EV used a different diode protection scheme. They used a full wave bridge across the tweeter. The output of the bridge would open a relay between the bridge input and the tweeter. Once the signal dropped below the relay hold voltage the circuit would reset.
Sure you get a somekind rectangle signal at when passing the zener voltage which causes much distortion. Under normal listening conditions there is no extra distortion due to the zener diodes.
 
I resume this thread to ask something about speaker protection.
I have remedied an Hypex NC122MP to drive the mid driver of my R3s.
Unfortunately it emits a noticeable pop off, which from a raw measurement exceeds 100mV DC.
Maybe it won't do anything but I would like to be safe. Making a protection circuit or buying one it is too expensive honestly.
So I thought of using a relay to short the pos and neg of the amp as soon as I disconnect the power from the system, in order to avoid the current to the voice coil.
These Hypex amps seem to have single-ended output stage, not BTL, so I assume this kind of short-circuit is not a problem.
Am I thinking badly?
 
Unfortunately it emits a noticeable pop off, which from a raw measurement exceeds 100mV DC.
Power = V squared / R so 100mV is 0.0025W into 4 Ohms or half that into 8 Ohms.

So I thought of using a relay to short the pos and neg of the amp
Shorting the output of an amplifier is a VERY BAD IDEA. But you could put a relay in series. ...I tried that on a car system that was making big turn-off thump from the subwoofer but I guess the relay wasn't fast enough and it didn't help. Awhile later the subwoofer amp died and the new one doesn't do that.
 
Ok, the title I think is clear.

In your opinion, how much DC is tolerable on a tweeter, both in continuous (DC offset) and in peak (turn on / off spike)?

I currently use a Neurochrome Modulus 86 Rev 2.4 with SMPS. The Modulus has a DC servo circuit with a dedicated opamp, which reaches less than 1mV of DC offset and a few tens of mV during shutdown with 8 ohm load (with the multimeter I can't see exactly the peak but this should be the order of magnitude).

The tweeters that I drive directly with this amp are those of the Kef R3 Meta Uni-Q (crossover bypassed), that I don't know exactly how much power they tolerate.

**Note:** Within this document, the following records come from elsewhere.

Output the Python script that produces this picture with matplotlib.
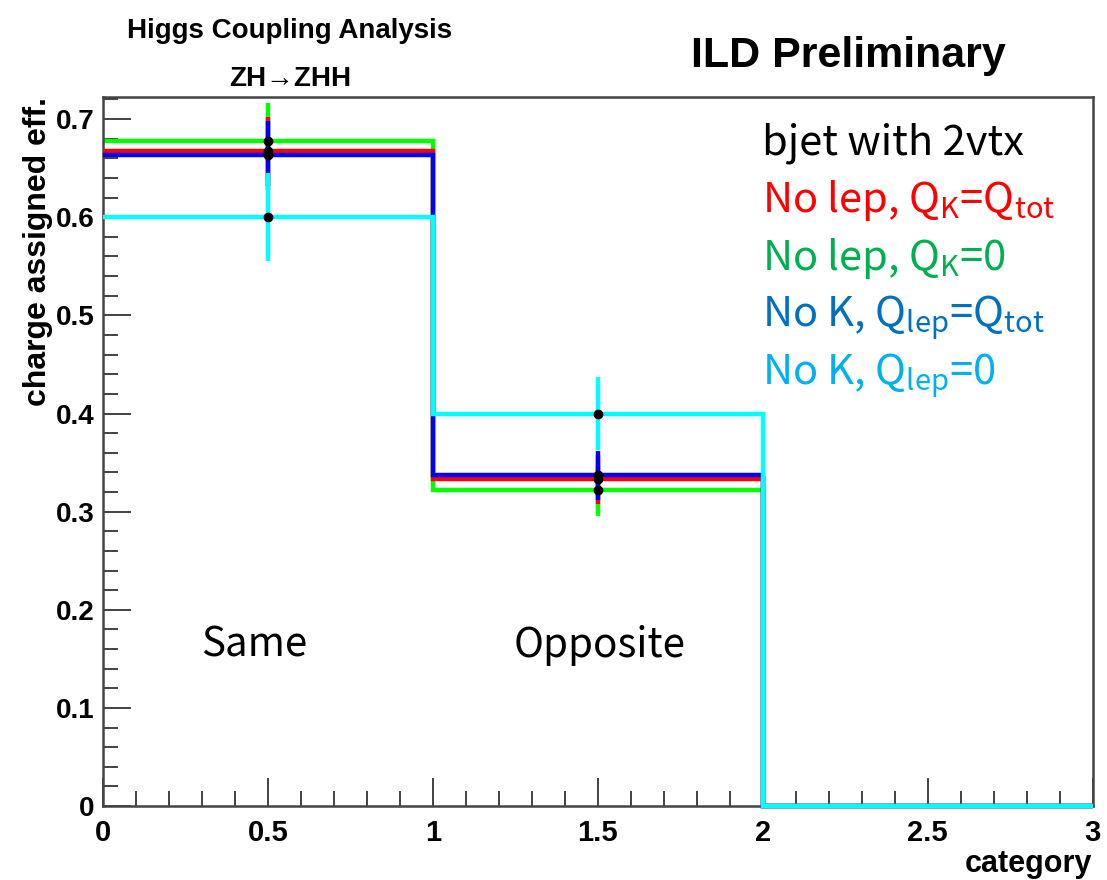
import numpy as np
import matplotlib.pyplot as plt
import matplotlib.ticker as ticker

# charge assignment efficiency per category, bjet with 2 vertices
edges = [0, 1, 2, 3]
categories = ['Same', 'Opposite', '']

red_eff = [0.667, 0.333, 0.0]      # No lep, QK = Qtot
green_eff = [0.678, 0.322, 0.0]    # No lep, QK = 0
blue_eff = [0.663, 0.337, 0.0]     # No K, Qlep = Qtot
cyan_eff = [0.600, 0.400, 0.0]     # No K, Qlep = 0

red_err = [0.035, 0.025, 0.0]
green_err = [0.038, 0.026, 0.0]
blue_err = [0.035, 0.025, 0.0]
cyan_err = [0.045, 0.037, 0.0]

plt.rcParams['mathtext.fontset'] = 'custom'
plt.rcParams['mathtext.rm'] = 'Noto Sans CJK JP'
plt.rcParams['mathtext.it'] = 'Noto Sans CJK JP'

fig = plt.figure(figsize=(11.07, 8.8), dpi=100)
ax = fig.add_axes([0.093, 0.084, 0.894, 0.806])

centers = np.array([0.5, 1.5, 2.5])
series = [
    (green_eff, green_err, '#00ff00'),
    (red_eff, red_err, '#ff0000'),
    (blue_eff, blue_err, '#0000ff'),
    (cyan_eff, cyan_err, '#00ffff'),
]
z = 2
for vals, errs, col in series:
    vals = np.array(vals)
    errs = np.array(errs)
    ax.stairs(vals, edges, baseline=None, color=col, lw=3.2, zorder=z, clip_on=False)
    m = vals > 0
    ax.errorbar(centers[m], vals[m], yerr=errs[m], fmt='none', ecolor=col,
                elinewidth=3.2, capsize=0, zorder=z)
    z += 1
for vals, errs, col in series:
    vals = np.array(vals)
    m = vals > 0
    ax.plot(centers[m], vals[m], 'o', color='black', ms=6, zorder=10)

ax.set_xlim(0, 3)
ax.set_ylim(0, 0.7227)

ax.xaxis.set_major_locator(ticker.MultipleLocator(0.5))
ax.xaxis.set_minor_locator(ticker.MultipleLocator(0.1))
ax.yaxis.set_major_locator(ticker.MultipleLocator(0.1))
ax.yaxis.set_minor_locator(ticker.MultipleLocator(0.02))
ax.xaxis.set_major_formatter(ticker.FormatStrFormatter('%g'))
ax.yaxis.set_major_formatter(ticker.FormatStrFormatter('%g'))
ax.tick_params(which='both', direction='in', top=False, right=False, color='#222222', width=1.2)
ax.tick_params(which='major', length=20)
ax.tick_params(which='minor', length=11)
ax.tick_params(axis='x', pad=9)
ax.tick_params(axis='y', pad=6)
for lab in ax.get_xticklabels():
    lab.set_fontfamily('Liberation Sans')
    lab.set_fontweight('bold')
    lab.set_fontsize(21)
for lab in ax.get_yticklabels():
    lab.set_fontfamily('Liberation Sans')
    lab.set_fontweight('bold')
    lab.set_fontsize(20)
for s in ax.spines.values():
    s.set_color('#444444')
    s.set_linewidth(1.8)

ax.set_ylabel('charge assigned eff.', fontsize=23, fontweight='bold',
              family='Liberation Sans', loc='top', labelpad=2)
ax.set_xlabel('category', fontsize=22, fontweight='bold',
              family='Liberation Sans', loc='right', labelpad=2)

# category names
name_x = [0.46, 1.506, 2.5]
for c, name in zip(name_x, categories):
    if name:
        ax.text(c, 0.152, name, fontsize=29, family='Noto Sans CJK JP',
                ha='center', va='baseline', color='black')

# legend text block
leg_x = 0.666
ax.text(leg_x, 0.918, 'bjet with 2vtx', transform=ax.transAxes, fontsize=30,
        family='Noto Sans CJK JP', color='black', va='baseline')
labels = [
    (r'No lep, $\mathregular{Q_K}$=$\mathregular{Q_{tot}}$', '#ff0000'),
    (r'No lep, $\mathregular{Q_K}$=0', '#00b050'),
    (r'No K, $\mathregular{Q_{lep}}$=$\mathregular{Q_{tot}}$', '#0070c0'),
    (r'No K, $\mathregular{Q_{lep}}$=0', '#00b0f0'),
]
for i, (txt, col) in enumerate(labels):
    ax.text(leg_x, 0.838 - i * 0.0815, txt, transform=ax.transAxes, fontsize=30,
            family='Noto Sans CJK JP', color=col, va='baseline')

fig.text(0.262, 1 - 37.5 / 880, 'Higgs Coupling Analysis', fontsize=20, fontweight='bold',
         family='Liberation Sans', ha='center', va='baseline')
fig.text(0.262, 1 - 86 / 880, 'ZH\u2192ZHH', fontsize=20, fontweight='bold',
         family=['Liberation Sans', 'DejaVu Sans'], ha='center', va='baseline')
fig.text(0.766, 1 - 67 / 880, 'ILD Preliminary', fontsize=31, fontweight='bold',
         family='Liberation Sans', ha='center', va='baseline')

fig.savefig('out.png', dpi=100)
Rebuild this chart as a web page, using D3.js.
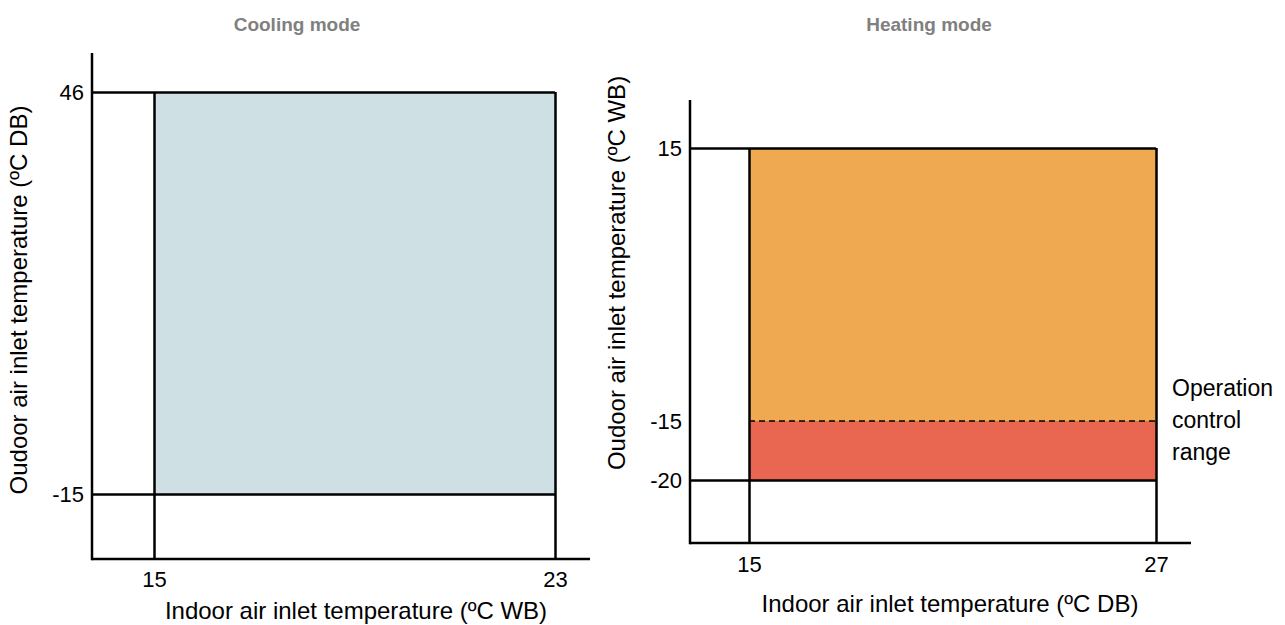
<!DOCTYPE html>
<html>
<head>
<meta charset="utf-8">
<script src="https://cdn.jsdelivr.net/npm/d3@7"></script>
<style>
  body { margin: 0; background: #fff; }
  text { font-family: "Liberation Sans", Arial, sans-serif; }
</style>
</head>
<body>
<div id="chart"></div>
<script>
// cooling mode
var coolingXTicks = [15, 23];
var coolingYTicks = [-15, 46];
var coolingBands = [{ x0: 15, x1: 23, y0: -15, y1: 46, fill: "#cfe0e4" }];

// heating mode
var heatingXTicks = [15, 27];
var heatingYTicks = [-20, -15, 15];
var heatingBands = [
  { x0: 15, x1: 27, y0: -15, y1: 15, fill: "#efa950" },
  { x0: 15, x1: 27, y0: -20, y1: -15, fill: "#e96651" }
];
var dashedAt = -15;
var noteLines = ["Operation", "control", "range"];

var svg = d3.select("#chart").append("svg")
    .attr("width", 1285)
    .attr("height", 625);

function drawPanel(cfg) {
    // not to scale in the original, so a piecewise scale on the tick values
    var x = d3.scaleLinear().domain(cfg.xTicks).range(cfg.xRange);
    var y = d3.scaleLinear().domain(cfg.yTicks).range(cfg.yRange);
    var g = svg.append("g");

    g.selectAll("rect.band")
        .data(cfg.bands)
        .enter().append("rect")
            .attr("class", "band")
            .attr("x", function(d) { return x(d.x0); })
            .attr("y", function(d) { return y(d.y1); })
            .attr("width", function(d) { return x(d.x1) - x(d.x0); })
            .attr("height", function(d) { return y(d.y0) - y(d.y1); })
            .style("fill", function(d) { return d.fill; });

    var xMax = d3.max(cfg.xTicks), yMax = d3.max(cfg.yTicks);

    var yAxis = d3.axisLeft(y)
        .tickValues(cfg.yTicks)
        .tickFormat(String)
        .tickSize(-(x(xMax) - cfg.axisX))
        .tickPadding(8);
    var xAxis = d3.axisBottom(x)
        .tickValues(cfg.xTicks)
        .tickFormat(String)
        .tickSize(-(cfg.axisY - y(yMax)))
        .tickPadding(cfg.xPad);

    var ya = g.append("g")
        .attr("transform", "translate(" + cfg.axisX + ",0)")
        .call(yAxis);
    var xa = g.append("g")
        .attr("transform", "translate(0," + cfg.axisY + ")")
        .call(xAxis);

    [ya, xa].forEach(function(a) {
        a.select(".domain").remove();
        a.selectAll(".tick line").attr("stroke", "#000").attr("stroke-width", 2.5);
        a.selectAll(".tick text")
            .attr("fill", "#000")
            .style("font-size", "22px");
    });

    // axis lines reach past the box
    g.append("line")
        .attr("x1", cfg.axisX).attr("x2", cfg.axisX)
        .attr("y1", cfg.axisTop).attr("y2", cfg.axisY + 1.25)
        .attr("stroke", "#000").attr("stroke-width", 2.5);
    g.append("line")
        .attr("x1", cfg.axisX).attr("x2", cfg.axisRight)
        .attr("y1", cfg.axisY).attr("y2", cfg.axisY)
        .attr("stroke", "#000").attr("stroke-width", 2.5);

    g.append("text")
        .attr("x", cfg.titleX)
        .attr("y", 31)
        .attr("text-anchor", "middle")
        .style("font-size", "19px")
        .style("font-weight", "bold")
        .style("fill", "#808080")
        .text(cfg.title);

    g.append("text")
        .attr("x", cfg.xLabelX)
        .attr("y", cfg.xLabelY)
        .attr("text-anchor", "middle")
        .style("font-size", "24px")
        .style("fill", "#000")
        .text(cfg.xLabel);

    g.append("text")
        .attr("transform", "translate(" + cfg.yLabelX + "," + cfg.yLabelY + ") rotate(-90)")
        .attr("text-anchor", "middle")
        .attr("dy", "0.35em")
        .style("font-size", "24px")
        .style("fill", "#000")
        .text(cfg.yLabel);

    return { g: g, x: x, y: y };
}

drawPanel({
    title: "Cooling mode", titleX: 297,
    xTicks: coolingXTicks, yTicks: coolingYTicks, bands: coolingBands,
    xRange: [154, 555], yRange: [494, 92],
    axisX: 92, axisY: 559, axisTop: 53, axisRight: 590, xPad: 12,
    xLabel: "Indoor air inlet temperature (ºC WB)", xLabelX: 356, xLabelY: 619,
    yLabel: "Oudoor air inlet temperature (ºC DB)", yLabelX: 19, yLabelY: 300
});

var heat = drawPanel({
    title: "Heating mode", titleX: 929,
    xTicks: heatingXTicks, yTicks: heatingYTicks, bands: heatingBands,
    xRange: [749, 1156], yRange: [480, 421, 148],
    axisX: 690, axisY: 543, axisTop: 100, axisRight: 1191, xPad: 13,
    xLabel: "Indoor air inlet temperature (ºC DB)", xLabelX: 950, xLabelY: 612,
    yLabel: "Oudoor air inlet temperature (ºC WB)", yLabelX: 617, yLabelY: 273
});

// the -15 tick is only a dashed limit inside the box
heat.g.selectAll(".tick")
    .filter(function(d) { return d === dashedAt; })
    .select("line").remove();
heat.g.append("line")
    .attr("x1", heat.x(15)).attr("x2", heat.x(27))
    .attr("y1", heat.y(dashedAt)).attr("y2", heat.y(dashedAt))
    .attr("stroke", "#000")
    .attr("stroke-width", 1.5)
    .attr("stroke-dasharray", "6,4");

heat.g.append("text")
    .attr("x", 1172)
    .attr("y", 396)
    .style("font-size", "23px")
    .style("fill", "#000")
    .selectAll("tspan")
    .data(noteLines)
    .enter().append("tspan")
        .attr("x", 1172)
        .attr("dy", function(d, i) { return i === 0 ? 0 : 32; })
        .text(function(d) { return d; });
</script>
</body>
</html>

There are no DC protection circuits on the amp, but I think I'll put them in the future.
Apart from that, what do you think of the aforementioned DC values?
Tweeters don't get exposed to DC from an amplifier because the high pass filter between the amp and the tweeter blocks DC by way of using a series capacitor to carry the signal. You wouldn't want DC or bass frequencies to hit the delicate tweeter. It's possible that a tweeter could be damaged if the amplifier failed by hitting the voltage rail at a very high speed, and the leading edge is steep enough to carry damaging amounts of energy to the tweeter. I see that as unlikely, though.